◆ The problem: In the records below, find the line containing "Convert this chart to Bokeh code." and the line containing "net_extra = [0, 470000]". Give again exactly those lines and every line between them, omitting the pictures.

Records with drawing code
>> START

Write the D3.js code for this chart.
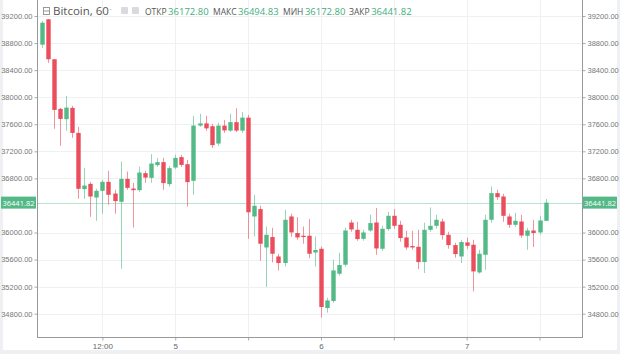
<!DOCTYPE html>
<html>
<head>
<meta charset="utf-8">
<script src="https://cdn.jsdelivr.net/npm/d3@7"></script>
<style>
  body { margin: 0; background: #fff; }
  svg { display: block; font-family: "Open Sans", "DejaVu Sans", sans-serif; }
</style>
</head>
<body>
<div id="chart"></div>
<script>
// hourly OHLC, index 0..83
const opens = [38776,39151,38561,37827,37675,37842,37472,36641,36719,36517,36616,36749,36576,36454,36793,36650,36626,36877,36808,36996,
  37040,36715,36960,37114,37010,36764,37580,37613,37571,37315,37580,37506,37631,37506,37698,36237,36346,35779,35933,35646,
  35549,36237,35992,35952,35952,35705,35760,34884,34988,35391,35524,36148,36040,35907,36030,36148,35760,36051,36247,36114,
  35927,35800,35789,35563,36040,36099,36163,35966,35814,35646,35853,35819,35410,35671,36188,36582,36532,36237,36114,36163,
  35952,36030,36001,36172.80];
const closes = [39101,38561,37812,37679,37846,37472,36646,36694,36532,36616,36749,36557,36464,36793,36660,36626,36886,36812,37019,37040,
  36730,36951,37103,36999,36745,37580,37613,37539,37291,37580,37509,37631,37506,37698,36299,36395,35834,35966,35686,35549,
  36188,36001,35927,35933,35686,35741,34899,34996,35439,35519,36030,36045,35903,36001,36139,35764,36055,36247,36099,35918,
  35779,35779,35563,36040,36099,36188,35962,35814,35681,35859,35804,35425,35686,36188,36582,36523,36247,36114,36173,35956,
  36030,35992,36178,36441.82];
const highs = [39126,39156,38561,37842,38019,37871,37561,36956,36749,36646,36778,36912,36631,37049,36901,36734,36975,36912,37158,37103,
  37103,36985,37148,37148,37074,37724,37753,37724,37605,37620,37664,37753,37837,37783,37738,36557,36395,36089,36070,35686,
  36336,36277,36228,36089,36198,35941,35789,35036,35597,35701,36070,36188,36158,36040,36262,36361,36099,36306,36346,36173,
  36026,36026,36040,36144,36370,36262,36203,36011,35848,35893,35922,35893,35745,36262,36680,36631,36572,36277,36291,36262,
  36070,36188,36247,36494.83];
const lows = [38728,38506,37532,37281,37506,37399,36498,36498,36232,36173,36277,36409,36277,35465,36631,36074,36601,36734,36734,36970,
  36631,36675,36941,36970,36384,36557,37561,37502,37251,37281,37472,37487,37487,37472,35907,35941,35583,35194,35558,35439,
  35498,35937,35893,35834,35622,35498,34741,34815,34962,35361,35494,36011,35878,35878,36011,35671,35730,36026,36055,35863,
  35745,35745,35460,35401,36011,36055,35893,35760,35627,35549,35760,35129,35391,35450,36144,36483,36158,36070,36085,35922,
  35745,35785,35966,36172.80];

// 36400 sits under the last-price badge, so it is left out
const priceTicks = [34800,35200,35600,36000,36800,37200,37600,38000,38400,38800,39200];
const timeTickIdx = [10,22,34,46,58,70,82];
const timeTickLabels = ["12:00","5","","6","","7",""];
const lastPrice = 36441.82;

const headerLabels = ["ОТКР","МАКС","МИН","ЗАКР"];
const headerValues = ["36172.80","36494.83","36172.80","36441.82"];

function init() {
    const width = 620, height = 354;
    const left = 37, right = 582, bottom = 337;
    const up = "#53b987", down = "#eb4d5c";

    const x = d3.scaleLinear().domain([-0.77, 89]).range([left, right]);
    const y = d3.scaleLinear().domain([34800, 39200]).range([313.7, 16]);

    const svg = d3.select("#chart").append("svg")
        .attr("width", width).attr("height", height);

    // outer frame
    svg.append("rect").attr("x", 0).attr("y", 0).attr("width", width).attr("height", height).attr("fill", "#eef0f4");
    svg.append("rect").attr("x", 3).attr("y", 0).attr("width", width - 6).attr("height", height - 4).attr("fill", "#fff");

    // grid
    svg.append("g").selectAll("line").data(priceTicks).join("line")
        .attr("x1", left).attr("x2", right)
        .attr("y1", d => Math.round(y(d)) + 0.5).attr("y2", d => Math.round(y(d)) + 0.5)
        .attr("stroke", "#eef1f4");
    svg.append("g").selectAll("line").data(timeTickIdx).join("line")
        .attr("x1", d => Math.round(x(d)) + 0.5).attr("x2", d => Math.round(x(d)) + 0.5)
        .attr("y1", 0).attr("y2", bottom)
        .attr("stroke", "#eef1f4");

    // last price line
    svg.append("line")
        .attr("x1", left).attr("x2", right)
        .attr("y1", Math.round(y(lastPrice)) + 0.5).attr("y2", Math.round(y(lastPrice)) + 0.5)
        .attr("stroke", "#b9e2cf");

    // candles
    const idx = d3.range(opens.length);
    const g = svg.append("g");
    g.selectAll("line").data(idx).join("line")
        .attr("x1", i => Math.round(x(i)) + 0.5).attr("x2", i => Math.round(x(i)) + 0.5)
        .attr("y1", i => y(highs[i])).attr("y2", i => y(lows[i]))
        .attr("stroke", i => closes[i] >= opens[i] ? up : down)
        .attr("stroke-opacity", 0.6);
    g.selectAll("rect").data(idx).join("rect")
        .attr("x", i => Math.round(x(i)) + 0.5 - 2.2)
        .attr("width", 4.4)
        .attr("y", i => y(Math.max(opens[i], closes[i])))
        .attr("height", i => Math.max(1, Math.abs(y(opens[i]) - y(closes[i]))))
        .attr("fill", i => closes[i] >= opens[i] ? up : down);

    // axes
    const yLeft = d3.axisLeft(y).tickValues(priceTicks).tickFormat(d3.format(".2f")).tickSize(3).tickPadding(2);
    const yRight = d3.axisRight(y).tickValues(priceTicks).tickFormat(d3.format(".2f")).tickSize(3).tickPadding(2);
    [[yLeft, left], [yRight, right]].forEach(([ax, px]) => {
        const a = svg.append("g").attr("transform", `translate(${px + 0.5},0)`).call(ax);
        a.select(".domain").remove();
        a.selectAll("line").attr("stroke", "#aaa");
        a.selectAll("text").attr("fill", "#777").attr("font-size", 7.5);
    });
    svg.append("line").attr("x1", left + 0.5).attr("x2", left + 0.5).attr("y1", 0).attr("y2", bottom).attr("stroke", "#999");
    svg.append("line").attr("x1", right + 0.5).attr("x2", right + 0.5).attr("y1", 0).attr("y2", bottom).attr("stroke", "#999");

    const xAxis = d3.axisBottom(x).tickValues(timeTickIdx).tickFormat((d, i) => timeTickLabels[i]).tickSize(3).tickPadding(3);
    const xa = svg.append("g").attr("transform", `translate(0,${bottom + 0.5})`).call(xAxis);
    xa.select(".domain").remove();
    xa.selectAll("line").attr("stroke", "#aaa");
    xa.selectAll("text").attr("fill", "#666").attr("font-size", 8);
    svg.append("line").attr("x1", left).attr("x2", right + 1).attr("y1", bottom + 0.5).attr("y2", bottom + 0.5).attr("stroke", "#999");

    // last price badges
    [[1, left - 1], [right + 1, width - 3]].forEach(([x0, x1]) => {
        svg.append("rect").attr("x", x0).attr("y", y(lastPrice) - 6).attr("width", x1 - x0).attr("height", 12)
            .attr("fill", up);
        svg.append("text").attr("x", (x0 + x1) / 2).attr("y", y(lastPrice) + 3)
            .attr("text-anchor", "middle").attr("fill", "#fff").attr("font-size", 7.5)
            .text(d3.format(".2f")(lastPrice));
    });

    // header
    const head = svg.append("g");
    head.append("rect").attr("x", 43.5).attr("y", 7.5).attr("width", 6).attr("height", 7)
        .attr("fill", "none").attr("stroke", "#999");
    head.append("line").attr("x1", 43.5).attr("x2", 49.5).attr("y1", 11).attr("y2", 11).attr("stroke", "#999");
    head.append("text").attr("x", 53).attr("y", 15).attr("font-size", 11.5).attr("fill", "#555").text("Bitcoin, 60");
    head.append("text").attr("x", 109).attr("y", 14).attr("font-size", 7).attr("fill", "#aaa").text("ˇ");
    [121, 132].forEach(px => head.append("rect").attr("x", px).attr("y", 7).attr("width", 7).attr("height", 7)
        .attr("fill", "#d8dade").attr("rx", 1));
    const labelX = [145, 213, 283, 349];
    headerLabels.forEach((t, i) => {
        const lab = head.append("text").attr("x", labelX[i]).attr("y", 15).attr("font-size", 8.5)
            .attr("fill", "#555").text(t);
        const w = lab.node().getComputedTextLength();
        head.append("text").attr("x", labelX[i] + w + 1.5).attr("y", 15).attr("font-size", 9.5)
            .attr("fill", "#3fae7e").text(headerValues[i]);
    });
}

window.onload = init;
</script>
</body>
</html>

>> END
>> START

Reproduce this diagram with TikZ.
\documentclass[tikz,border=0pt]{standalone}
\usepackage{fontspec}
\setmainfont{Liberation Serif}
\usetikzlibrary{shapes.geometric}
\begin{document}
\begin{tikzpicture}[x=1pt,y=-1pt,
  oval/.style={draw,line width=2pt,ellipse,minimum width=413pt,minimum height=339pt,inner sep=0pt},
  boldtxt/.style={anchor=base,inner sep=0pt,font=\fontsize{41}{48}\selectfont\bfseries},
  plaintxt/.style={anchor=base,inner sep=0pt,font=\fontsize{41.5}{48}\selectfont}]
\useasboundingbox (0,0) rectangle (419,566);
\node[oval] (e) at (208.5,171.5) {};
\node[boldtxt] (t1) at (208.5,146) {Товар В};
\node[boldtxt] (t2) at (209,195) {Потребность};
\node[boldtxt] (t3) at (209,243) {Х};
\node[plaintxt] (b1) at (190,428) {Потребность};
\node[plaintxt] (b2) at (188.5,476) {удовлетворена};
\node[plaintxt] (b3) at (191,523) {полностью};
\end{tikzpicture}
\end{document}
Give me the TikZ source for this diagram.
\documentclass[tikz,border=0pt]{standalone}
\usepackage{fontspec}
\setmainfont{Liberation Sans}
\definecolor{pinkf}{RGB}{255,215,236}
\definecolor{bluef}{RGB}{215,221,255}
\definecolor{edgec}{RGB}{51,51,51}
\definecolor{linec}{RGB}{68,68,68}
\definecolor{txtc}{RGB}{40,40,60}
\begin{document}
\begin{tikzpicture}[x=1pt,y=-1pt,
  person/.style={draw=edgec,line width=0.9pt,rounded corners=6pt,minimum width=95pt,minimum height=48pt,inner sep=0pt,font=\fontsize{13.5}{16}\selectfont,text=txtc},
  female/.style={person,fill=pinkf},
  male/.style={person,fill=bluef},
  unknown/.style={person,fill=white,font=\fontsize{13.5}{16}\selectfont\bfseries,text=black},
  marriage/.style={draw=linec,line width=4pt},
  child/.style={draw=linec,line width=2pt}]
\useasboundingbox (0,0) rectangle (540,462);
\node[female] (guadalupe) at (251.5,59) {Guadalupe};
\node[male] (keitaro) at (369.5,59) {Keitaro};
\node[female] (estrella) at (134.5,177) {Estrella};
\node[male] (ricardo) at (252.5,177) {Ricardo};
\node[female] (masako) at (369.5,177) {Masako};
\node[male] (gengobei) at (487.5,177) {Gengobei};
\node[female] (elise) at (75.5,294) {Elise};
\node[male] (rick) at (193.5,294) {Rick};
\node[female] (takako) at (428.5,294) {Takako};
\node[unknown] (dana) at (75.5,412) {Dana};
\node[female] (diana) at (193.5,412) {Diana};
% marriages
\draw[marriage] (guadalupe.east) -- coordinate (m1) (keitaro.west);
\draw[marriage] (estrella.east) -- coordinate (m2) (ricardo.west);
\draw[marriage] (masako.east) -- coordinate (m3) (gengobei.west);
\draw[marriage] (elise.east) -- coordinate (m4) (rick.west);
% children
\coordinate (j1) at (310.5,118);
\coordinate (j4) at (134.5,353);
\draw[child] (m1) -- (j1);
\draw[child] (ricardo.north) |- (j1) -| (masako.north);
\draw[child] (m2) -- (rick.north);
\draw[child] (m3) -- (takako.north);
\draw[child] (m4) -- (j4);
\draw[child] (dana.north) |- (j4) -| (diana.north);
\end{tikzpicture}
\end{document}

>> END
>> START

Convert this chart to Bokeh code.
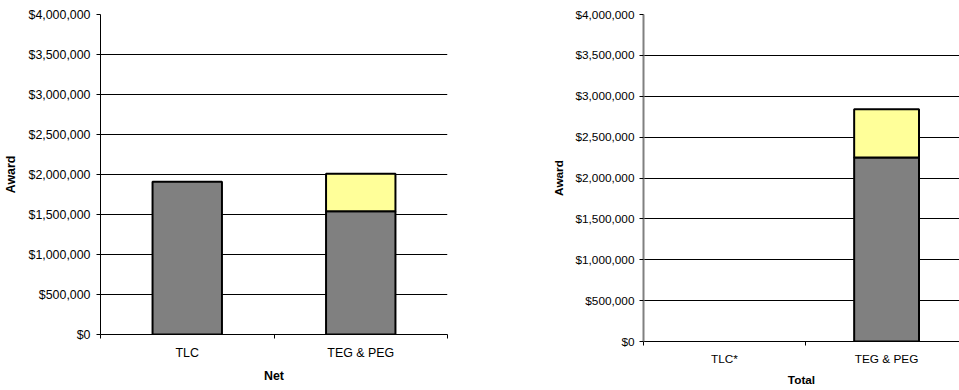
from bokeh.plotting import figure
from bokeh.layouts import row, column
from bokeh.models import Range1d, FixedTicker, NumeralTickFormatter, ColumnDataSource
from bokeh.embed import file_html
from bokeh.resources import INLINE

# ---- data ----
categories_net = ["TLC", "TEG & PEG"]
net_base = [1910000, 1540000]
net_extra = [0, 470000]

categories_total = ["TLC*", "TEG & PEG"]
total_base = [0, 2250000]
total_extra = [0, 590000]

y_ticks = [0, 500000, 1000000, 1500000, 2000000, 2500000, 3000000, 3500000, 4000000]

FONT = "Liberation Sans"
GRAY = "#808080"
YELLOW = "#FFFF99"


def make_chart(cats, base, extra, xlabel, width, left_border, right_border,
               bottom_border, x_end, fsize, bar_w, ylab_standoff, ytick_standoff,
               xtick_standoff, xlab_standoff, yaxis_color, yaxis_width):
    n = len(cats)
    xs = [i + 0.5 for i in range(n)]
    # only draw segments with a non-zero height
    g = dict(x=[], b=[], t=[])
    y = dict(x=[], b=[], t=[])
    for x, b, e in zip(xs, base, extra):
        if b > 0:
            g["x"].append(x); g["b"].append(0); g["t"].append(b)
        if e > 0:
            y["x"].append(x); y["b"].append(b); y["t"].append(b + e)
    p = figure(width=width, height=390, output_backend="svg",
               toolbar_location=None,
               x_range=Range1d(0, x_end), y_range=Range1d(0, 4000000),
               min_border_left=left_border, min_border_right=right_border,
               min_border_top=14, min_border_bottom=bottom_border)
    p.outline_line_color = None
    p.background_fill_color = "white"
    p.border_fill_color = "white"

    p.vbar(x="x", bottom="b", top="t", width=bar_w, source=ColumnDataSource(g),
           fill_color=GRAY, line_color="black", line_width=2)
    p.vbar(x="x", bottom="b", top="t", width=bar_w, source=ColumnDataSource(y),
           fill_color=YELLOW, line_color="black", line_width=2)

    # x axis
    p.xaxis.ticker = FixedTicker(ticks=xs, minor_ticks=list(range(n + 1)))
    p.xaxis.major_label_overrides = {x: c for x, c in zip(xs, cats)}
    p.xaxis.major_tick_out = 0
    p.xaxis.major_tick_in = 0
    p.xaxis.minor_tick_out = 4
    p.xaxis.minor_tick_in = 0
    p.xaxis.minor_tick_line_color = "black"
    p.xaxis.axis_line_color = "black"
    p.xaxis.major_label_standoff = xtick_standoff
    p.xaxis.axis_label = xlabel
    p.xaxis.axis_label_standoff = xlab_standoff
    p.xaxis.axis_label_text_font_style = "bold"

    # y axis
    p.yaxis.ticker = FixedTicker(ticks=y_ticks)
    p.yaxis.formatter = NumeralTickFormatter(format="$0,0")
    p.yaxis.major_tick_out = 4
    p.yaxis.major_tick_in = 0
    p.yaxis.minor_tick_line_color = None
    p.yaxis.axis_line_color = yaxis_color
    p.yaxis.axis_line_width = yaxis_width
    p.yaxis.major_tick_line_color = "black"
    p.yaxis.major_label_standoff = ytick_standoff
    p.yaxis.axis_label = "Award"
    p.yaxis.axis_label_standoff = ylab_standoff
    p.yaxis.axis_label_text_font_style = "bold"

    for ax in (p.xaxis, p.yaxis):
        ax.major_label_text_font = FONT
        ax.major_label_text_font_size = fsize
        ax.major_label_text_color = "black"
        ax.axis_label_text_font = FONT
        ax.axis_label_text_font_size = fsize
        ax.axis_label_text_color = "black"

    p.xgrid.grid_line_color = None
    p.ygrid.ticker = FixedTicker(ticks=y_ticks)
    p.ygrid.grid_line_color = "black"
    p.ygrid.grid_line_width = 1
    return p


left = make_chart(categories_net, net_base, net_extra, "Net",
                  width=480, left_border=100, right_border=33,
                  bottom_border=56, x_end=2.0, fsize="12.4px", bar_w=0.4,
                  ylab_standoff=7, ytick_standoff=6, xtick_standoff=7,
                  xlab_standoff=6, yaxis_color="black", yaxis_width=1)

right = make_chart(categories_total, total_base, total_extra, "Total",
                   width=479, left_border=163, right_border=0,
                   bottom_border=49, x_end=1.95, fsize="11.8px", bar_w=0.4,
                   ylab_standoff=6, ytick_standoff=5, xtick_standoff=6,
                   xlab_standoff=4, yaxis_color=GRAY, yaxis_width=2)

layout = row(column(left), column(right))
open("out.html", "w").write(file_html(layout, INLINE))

>> END

◆ Written reply:
Convert this chart to Bokeh code.
from bokeh.plotting import figure
from bokeh.layouts import row, column
from bokeh.models import Range1d, FixedTicker, NumeralTickFormatter, ColumnDataSource
from bokeh.embed import file_html
from bokeh.resources import INLINE

# ---- data ----
categories_net = ["TLC", "TEG & PEG"]
net_base = [1910000, 1540000]
net_extra = [0, 470000]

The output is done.